▸ **Information provided**
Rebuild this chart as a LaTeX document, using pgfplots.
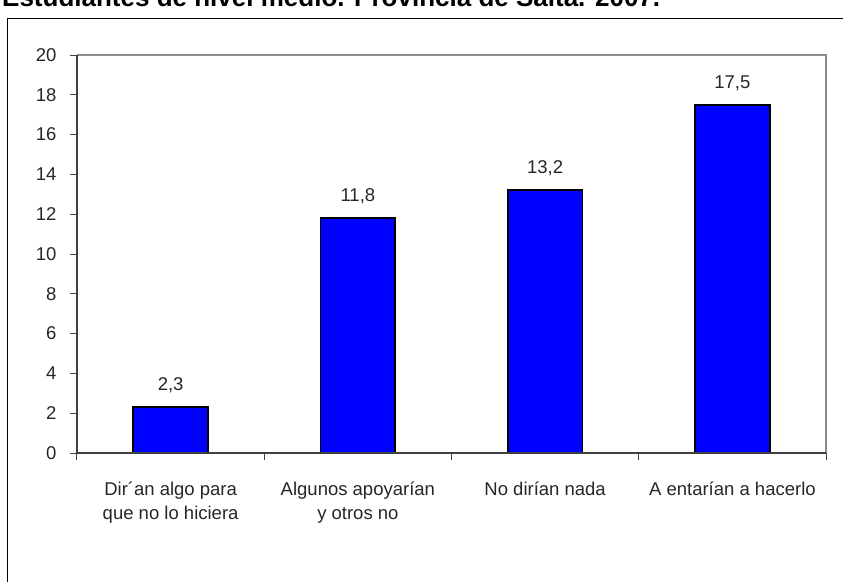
\documentclass[border=0pt]{standalone}
\usepackage{fontspec}
\setmainfont{Liberation Sans}
\usepackage{pgfplots}
\pgfplotsset{compat=1.18}
\definecolor{axisdark}{HTML}{404040}
\definecolor{axisgray}{HTML}{8C8C8C}
\newcommand{\lblfont}{\fontsize{18.5}{24}\selectfont}
\begin{document}
\begin{tikzpicture}
\useasboundingbox (0pt,0pt) rectangle (843pt,-581pt);
\clip (0pt,0pt) rectangle (843pt,-581pt);
% title, cut off at the top as in the source image
\node[anchor=base west, inner sep=0pt, font=\fontsize{26}{30}\selectfont\bfseries]
  at (2pt,-6.5pt) {Estudiantes de nivel medio. Provincia de Salta. 2007.};
% outer frame
\draw[line width=1.5pt] (7.5pt,-600pt) -- (7.5pt,-18.5pt) -- (860pt,-18.5pt);

\begin{axis}[
    at = {(77pt,-453pt)},
    anchor = south west,
    scale only axis,
    width = 749pt,
    height = 398pt,
    xmin = -0.5, xmax = 3.5,
    ymin = 0, ymax = 20,
    ytick = {0,2,...,20},
    xtick = {0,1,2,3},
    xticklabels = {{Dir´an algo para\\que no lo hiciera},
                   {Algunos apoyarían\\y otros no},
                   {No dirían nada},
                   {A entarían a hacerlo}},
    minor xtick = {-0.5,0.5,1.5,2.5,3.5},
    major x tick style = {draw = none},
    tick align = outside,
    xtick pos = bottom,
    ytick pos = left,
    major tick length = 7pt,
    minor tick length = 7pt,
    tick style = {color = axisdark, line width = 1pt},
    axis line style = {draw = none},
    /pgf/number format/assume math mode = true,
    yticklabel style = {font = \lblfont, text = black!85, xshift = -10pt},
    xticklabel style = {font = \lblfont, text = black!85, align = center,
                        anchor = north, yshift = -18pt},
    ybar,
    bar width = 0.4,
    nodes near coords = {\pgfmathprintnumber[fixed, fixed zerofill, precision=1, use comma]{\pgfplotspointmeta}},
    nodes near coords style = {font = \lblfont, text = black!85, anchor = south, yshift = 10pt},
    clip = false
]
    \addplot[fill = blue, draw = black, line width = 1.8pt]
    coordinates {
        (0, 2.3)
        (1, 11.8)
        (2, 13.2)
        (3, 17.5)
    };

    \draw[axisgray, line width = 1.5pt] (rel axis cs:0,1) -- (rel axis cs:1,1) -- (rel axis cs:1,0);
    \draw[axisdark, line width = 1.5pt] (rel axis cs:0,1) -- (rel axis cs:0,0) -- (rel axis cs:1,0);
\end{axis}
\end{tikzpicture}
\end{document}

▸ **Problem details**
From the first line above to the line containing "(7.5pt,-18.5pt) -- (860pt,-18.5pt);", repeat each line exactly. Pictures stay out.

▸ **The solution**
Rebuild this chart as a LaTeX document, using pgfplots.
\documentclass[border=0pt]{standalone}
\usepackage{fontspec}
\setmainfont{Liberation Sans}
\usepackage{pgfplots}
\pgfplotsset{compat=1.18}
\definecolor{axisdark}{HTML}{404040}
\definecolor{axisgray}{HTML}{8C8C8C}
\newcommand{\lblfont}{\fontsize{18.5}{24}\selectfont}
\begin{document}
\begin{tikzpicture}
\useasboundingbox (0pt,0pt) rectangle (843pt,-581pt);
\clip (0pt,0pt) rectangle (843pt,-581pt);
% title, cut off at the top as in the source image
\node[anchor=base west, inner sep=0pt, font=\fontsize{26}{30}\selectfont\bfseries]
  at (2pt,-6.5pt) {Estudiantes de nivel medio. Provincia de Salta. 2007.};
% outer frame
\draw[line width=1.5pt] (7.5pt,-600pt) -- (7.5pt,-18.5pt) -- (860pt,-18.5pt);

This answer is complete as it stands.